• [EXERCISE PROMPT]
Leave out the images; return the rest of the data exactly.
'''
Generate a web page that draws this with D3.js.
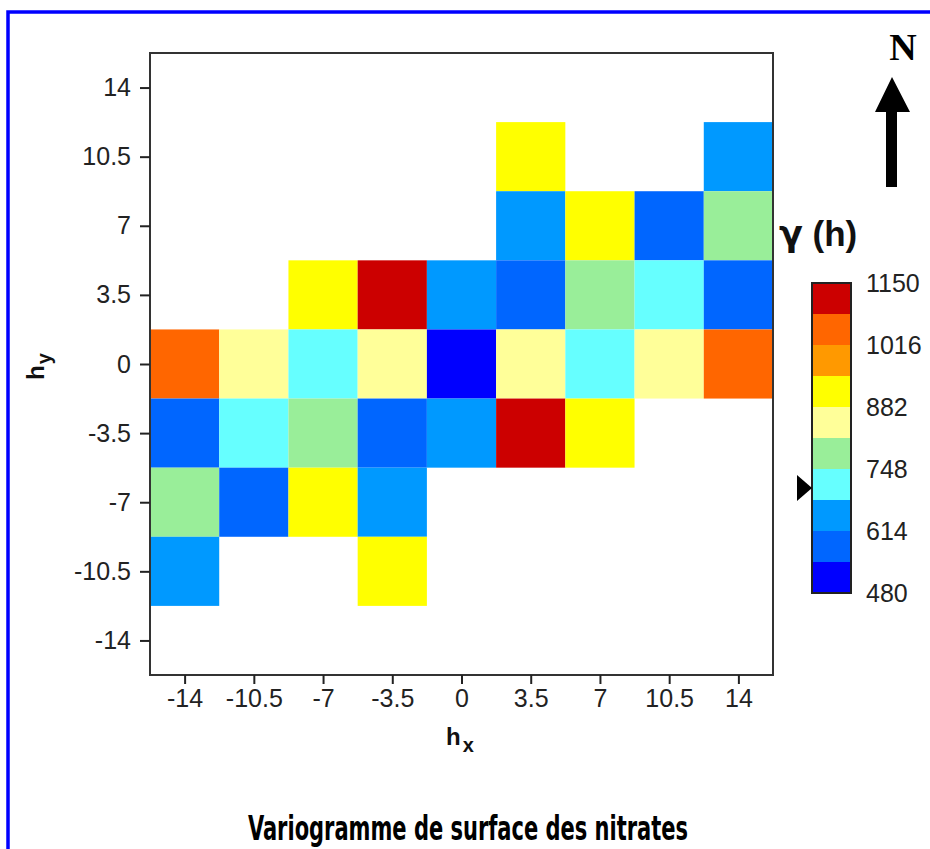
<!DOCTYPE html>
<html>
<head>
<meta charset="utf-8">
<script src="https://cdn.jsdelivr.net/npm/d3@7"></script>
<style>
  html, body { margin: 0; padding: 0; background: #fff; }
  svg { display: block; }
</style>
</head>
<body>
<script>
// Lag values (m) along x (east) and y (north)
const hxValues = [-14, -10.5, -7, -3.5, 0, 3.5, 7, 10.5, 14];
const hyValues = [14, 10.5, 7, 3.5, 0, -3.5, -7, -10.5, -14];

// Semivariance gamma(h) per lag cell, rows follow hyValues, columns follow hxValues
const gammaRows = [
  [null, null, null, null, null, null, null, null, null],
  [null, null, null, null, null, 921, null, null, 652],
  [null, null, null, null, null, 638, 905, 586, 790],
  [null, null, 897, 1124, 660, 575, 772, 720, 598],
  [1042, 851, 705, 838, 500, 838, 705, 851, 1042],
  [598, 720, 772, 575, 660, 1124, 897, null, null],
  [790, 586, 905, 638, null, null, null, null, null],
  [652, null, null, 921, null, null, null, null, null],
  [null, null, null, null, null, null, null, null, null]
];

// Colour classes of the legend
const classBreaks = [480, 547, 614, 681, 748, 815, 882, 949, 1016, 1083, 1150];
const classColors = ["#0000ff", "#0066ff", "#0099ff", "#66ffff", "#99ee99",
                     "#ffff99", "#ffff00", "#ff9900", "#ff6600", "#cc0000"];
const legendLabels = [480, 614, 748, 882, 1016, 1150];
const tickLabels = [-14, -10.5, -7, -3.5, 0, 3.5, 7, 10.5, 14];
const sillMarker = 707;

const W = 930, H = 849;
const labelFont = "'Liberation Sans Narrow', 'Liberation Sans', Arial, sans-serif";
const svg = d3.select("body").append("svg").attr("width", W).attr("height", H);

// Outer blue frame (runs past the right and bottom edges)
svg.append("rect")
  .attr("x", 8).attr("y", 12).attr("width", W + 20).attr("height", H + 20)
  .attr("fill", "#fff").attr("stroke", "#0000ff").attr("stroke-width", 3.5);

const plot = { left: 150, right: 773, top: 53, bottom: 675 };
const x = d3.scaleLinear().domain([-15.75, 15.75]).range([plot.left, plot.right]);
const y = d3.scaleLinear().domain([-15.75, 15.75]).range([plot.bottom, plot.top]);
const color = d3.scaleThreshold().domain(classBreaks.slice(1, -1)).range(classColors);

const cells = [];
gammaRows.forEach((row, i) => row.forEach((v, j) => {
  if (v !== null) cells.push({ hx: hxValues[j], hy: hyValues[i], v });
}));

const step = 3.5;
svg.append("g").selectAll("rect").data(cells).join("rect")
  .attr("x", d => x(d.hx - step / 2))
  .attr("y", d => y(d.hy + step / 2))
  .attr("width", d => x(d.hx + step / 2) - x(d.hx - step / 2))
  .attr("height", d => y(d.hy - step / 2) - y(d.hy + step / 2))
  .attr("fill", d => color(d.v));

// Plot box
svg.append("rect")
  .attr("x", plot.left).attr("y", plot.top)
  .attr("width", plot.right - plot.left).attr("height", plot.bottom - plot.top)
  .attr("fill", "none").attr("stroke", "#333").attr("stroke-width", 2);

const fmt = d => String(d);
const xAxis = svg.append("g").attr("transform", `translate(0,${plot.bottom})`)
  .call(d3.axisBottom(x).tickValues(tickLabels).tickFormat(fmt).tickSize(9).tickPadding(5));
const yAxis = svg.append("g").attr("transform", `translate(${plot.left},0)`)
  .call(d3.axisLeft(y).tickValues(tickLabels).tickFormat(fmt).tickSize(10).tickPadding(9));
[xAxis, yAxis].forEach(g => {
  g.select(".domain").remove();
  g.selectAll(".tick line").attr("stroke", "#222").attr("stroke-width", 2);
  g.selectAll(".tick text").attr("fill", "#222")
    .style("font-family", labelFont).style("font-size", "25px");
});

// Axis titles
const hx = svg.append("text").attr("x", 446).attr("y", 745)
  .style("font-family", "'Liberation Sans', Arial, sans-serif").style("font-weight", "bold")
  .style("font-size", "24px").attr("fill", "#111");
hx.append("tspan").text("h");
hx.append("tspan").attr("dy", 7).attr("dx", 2).style("font-size", "20px").text("x");

const hy = svg.append("text").attr("transform", "translate(44,380) rotate(-90)")
  .style("font-family", "'Liberation Sans', Arial, sans-serif").style("font-weight", "bold")
  .style("font-size", "24px").attr("fill", "#111");
hy.append("tspan").text("h");
hy.append("tspan").attr("dy", 7).attr("dx", 1).style("font-size", "20px").text("y");

// Colour legend
const leg = { left: 812, width: 39, top: 283, bottom: 593 };
const ly = d3.scaleLinear().domain([480, 1150]).range([leg.bottom, leg.top]);
svg.append("g").selectAll("rect").data(classColors).join("rect")
  .attr("x", leg.left).attr("width", leg.width)
  .attr("y", (c, i) => ly(classBreaks[i + 1]))
  .attr("height", (c, i) => ly(classBreaks[i]) - ly(classBreaks[i + 1]))
  .attr("fill", c => c);
svg.append("rect").attr("x", leg.left).attr("y", leg.top)
  .attr("width", leg.width).attr("height", leg.bottom - leg.top)
  .attr("fill", "none").attr("stroke", "#222").attr("stroke-width", 2);
svg.append("g").selectAll("text").data(legendLabels).join("text")
  .attr("x", 866).attr("y", d => ly(d)).attr("dy", "0.36em")
  .style("font-family", labelFont).style("font-size", "25px")
  .attr("fill", "#222").text(d => d);
const my = ly(sillMarker);
svg.append("path")
  .attr("d", `M797,${my - 13} L812,${my} L797,${my + 13} Z`).attr("fill", "#000");

const gTitle = svg.append("text").attr("x", 779).attr("y", 246)
  .style("font-weight", "bold").style("font-size", "35px").attr("fill", "#111");
gTitle.append("tspan").style("font-family", "'DejaVu Sans', sans-serif").text("γ");
gTitle.append("tspan").style("font-family", "'Liberation Sans', Arial, sans-serif").text(" (h)");

// North arrow
svg.append("text").attr("x", 903).attr("y", 60).attr("text-anchor", "middle")
  .style("font-family", "'Liberation Serif', 'Times New Roman', serif").style("font-weight", "bold")
  .style("font-size", "38px").attr("fill", "#000").text("N");
svg.append("path")
  .attr("d", "M892,77 L910,112 L897,112 L897,187 L886,187 L886,112 L875,112 Z")
  .attr("fill", "#000");

// Title
svg.append("text").attr("x", 468).attr("y", 840).attr("text-anchor", "middle")
  .attr("textLength", 440).attr("lengthAdjust", "spacingAndGlyphs")
  .style("font-family", "'Liberation Sans Narrow', 'DejaVu Sans Condensed', sans-serif")
  .style("font-weight", "bold").style("font-size", "34px").attr("fill", "#000")
  .text("Variogramme de surface des nitrates");
</script>
</body>
</html>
'''
• [THE RESULT]
Generate a web page that draws this with D3.js.
<!DOCTYPE html>
<html>
<head>
<meta charset="utf-8">
<script src="https://cdn.jsdelivr.net/npm/d3@7"></script>
<style>
  html, body { margin: 0; padding: 0; background: #fff; }
  svg { display: block; }
</style>
</head>
<body>
<script>
// Lag values (m) along x (east) and y (north)
const hxValues = [-14, -10.5, -7, -3.5, 0, 3.5, 7, 10.5, 14];
const hyValues = [14, 10.5, 7, 3.5, 0, -3.5, -7, -10.5, -14];

// Semivariance gamma(h) per lag cell, rows follow hyValues, columns follow hxValues
const gammaRows = [
  [null, null, null, null, null, null, null, null, null],
  [null, null, null, null, null, 921, null, null, 652],
  [null, null, null, null, null, 638, 905, 586, 790],
  [null, null, 897, 1124, 660, 575, 772, 720, 598],
  [1042, 851, 705, 838, 500, 838, 705, 851, 1042],
  [598, 720, 772, 575, 660, 1124, 897, null, null],
  [790, 586, 905, 638, null, null, null, null, null],
  [652, null, null, 921, null, null, null, null, null],
  [null, null, null, null, null, null, null, null, null]
];

// Colour classes of the legend
const classBreaks = [480, 547, 614, 681, 748, 815, 882, 949, 1016, 1083, 1150];
const classColors = ["#0000ff", "#0066ff", "#0099ff", "#66ffff", "#99ee99",
                     "#ffff99", "#ffff00", "#ff9900", "#ff6600", "#cc0000"];
const legendLabels = [480, 614, 748, 882, 1016, 1150];
const tickLabels = [-14, -10.5, -7, -3.5, 0, 3.5, 7, 10.5, 14];
const sillMarker = 707;

const W = 930, H = 849;
const labelFont = "'Liberation Sans Narrow', 'Liberation Sans', Arial, sans-serif";
const svg = d3.select("body").append("svg").attr("width", W).attr("height", H);

// Outer blue frame (runs past the right and bottom edges)
svg.append("rect")
  .attr("x", 8).attr("y", 12).attr("width", W + 20).attr("height", H + 20)
  .attr("fill", "#fff").attr("stroke", "#0000ff").attr("stroke-width", 3.5);

const plot = { left: 150, right: 773, top: 53, bottom: 675 };
const x = d3.scaleLinear().domain([-15.75, 15.75]).range([plot.left, plot.right]);
const y = d3.scaleLinear().domain([-15.75, 15.75]).range([plot.bottom, plot.top]);
const color = d3.scaleThreshold().domain(classBreaks.slice(1, -1)).range(classColors);

const cells = [];
gammaRows.forEach((row, i) => row.forEach((v, j) => {
  if (v !== null) cells.push({ hx: hxValues[j], hy: hyValues[i], v });
}));

const step = 3.5;
svg.append("g").selectAll("rect").data(cells).join("rect")
  .attr("x", d => x(d.hx - step / 2))
  .attr("y", d => y(d.hy + step / 2))
  .attr("width", d => x(d.hx + step / 2) - x(d.hx - step / 2))
  .attr("height", d => y(d.hy - step / 2) - y(d.hy + step / 2))
  .attr("fill", d => color(d.v));

// Plot box
svg.append("rect")
  .attr("x", plot.left).attr("y", plot.top)
  .attr("width", plot.right - plot.left).attr("height", plot.bottom - plot.top)
  .attr("fill", "none").attr("stroke", "#333").attr("stroke-width", 2);

const fmt = d => String(d);
const xAxis = svg.append("g").attr("transform", `translate(0,${plot.bottom})`)
  .call(d3.axisBottom(x).tickValues(tickLabels).tickFormat(fmt).tickSize(9).tickPadding(5));
const yAxis = svg.append("g").attr("transform", `translate(${plot.left},0)`)
  .call(d3.axisLeft(y).tickValues(tickLabels).tickFormat(fmt).tickSize(10).tickPadding(9));
[xAxis, yAxis].forEach(g => {
  g.select(".domain").remove();
  g.selectAll(".tick line").attr("stroke", "#222").attr("stroke-width", 2);
  g.selectAll(".tick text").attr("fill", "#222")
    .style("font-family", labelFont).style("font-size", "25px");
});

// Axis titles
const hx = svg.append("text").attr("x", 446).attr("y", 745)
  .style("font-family", "'Liberation Sans', Arial, sans-serif").style("font-weight", "bold")
  .style("font-size", "24px").attr("fill", "#111");
hx.append("tspan").text("h");
hx.append("tspan").attr("dy", 7).attr("dx", 2).style("font-size", "20px").text("x");

const hy = svg.append("text").attr("transform", "translate(44,380) rotate(-90)")
  .style("font-family", "'Liberation Sans', Arial, sans-serif").style("font-weight", "bold")
  .style("font-size", "24px").attr("fill", "#111");
hy.append("tspan").text("h");
hy.append("tspan").attr("dy", 7).attr("dx", 1).style("font-size", "20px").text("y");

// Colour legend
const leg = { left: 812, width: 39, top: 283, bottom: 593 };
const ly = d3.scaleLinear().domain([480, 1150]).range([leg.bottom, leg.top]);
svg.append("g").selectAll("rect").data(classColors).join("rect")
  .attr("x", leg.left).attr("width", leg.width)
  .attr("y", (c, i) => ly(classBreaks[i + 1]))
  .attr("height", (c, i) => ly(classBreaks[i]) - ly(classBreaks[i + 1]))
  .attr("fill", c => c);
svg.append("rect").attr("x", leg.left).attr("y", leg.top)
  .attr("width", leg.width).attr("height", leg.bottom - leg.top)
  .attr("fill", "none").attr("stroke", "#222").attr("stroke-width", 2);
svg.append("g").selectAll("text").data(legendLabels).join("text")
  .attr("x", 866).attr("y", d => ly(d)).attr("dy", "0.36em")
  .style("font-family", labelFont).style("font-size", "25px")
  .attr("fill", "#222").text(d => d);
const my = ly(sillMarker);
svg.append("path")
  .attr("d", `M797,${my - 13} L812,${my} L797,${my + 13} Z`).attr("fill", "#000");

const gTitle = svg.append("text").attr("x", 779).attr("y", 246)
  .style("font-weight", "bold").style("font-size", "35px").attr("fill", "#111");
gTitle.append("tspan").style("font-family", "'DejaVu Sans', sans-serif").text("γ");
gTitle.append("tspan").style("font-family", "'Liberation Sans', Arial, sans-serif").text(" (h)");

// North arrow
svg.append("text").attr("x", 903).attr("y", 60).attr("text-anchor", "middle")
  .style("font-family", "'Liberation Serif', 'Times New Roman', serif").style("font-weight", "bold")
  .style("font-size", "38px").attr("fill", "#000").text("N");
svg.append("path")
  .attr("d", "M892,77 L910,112 L897,112 L897,187 L886,187 L886,112 L875,112 Z")
  .attr("fill", "#000");

// Title
svg.append("text").attr("x", 468).attr("y", 840).attr("text-anchor", "middle")
  .attr("textLength", 440).attr("lengthAdjust", "spacingAndGlyphs")
  .style("font-family", "'Liberation Sans Narrow', 'DejaVu Sans Condensed', sans-serif")
  .style("font-weight", "bold").style("font-size", "34px").attr("fill", "#000")
  .text("Variogramme de surface des nitrates");
</script>
</body>
</html>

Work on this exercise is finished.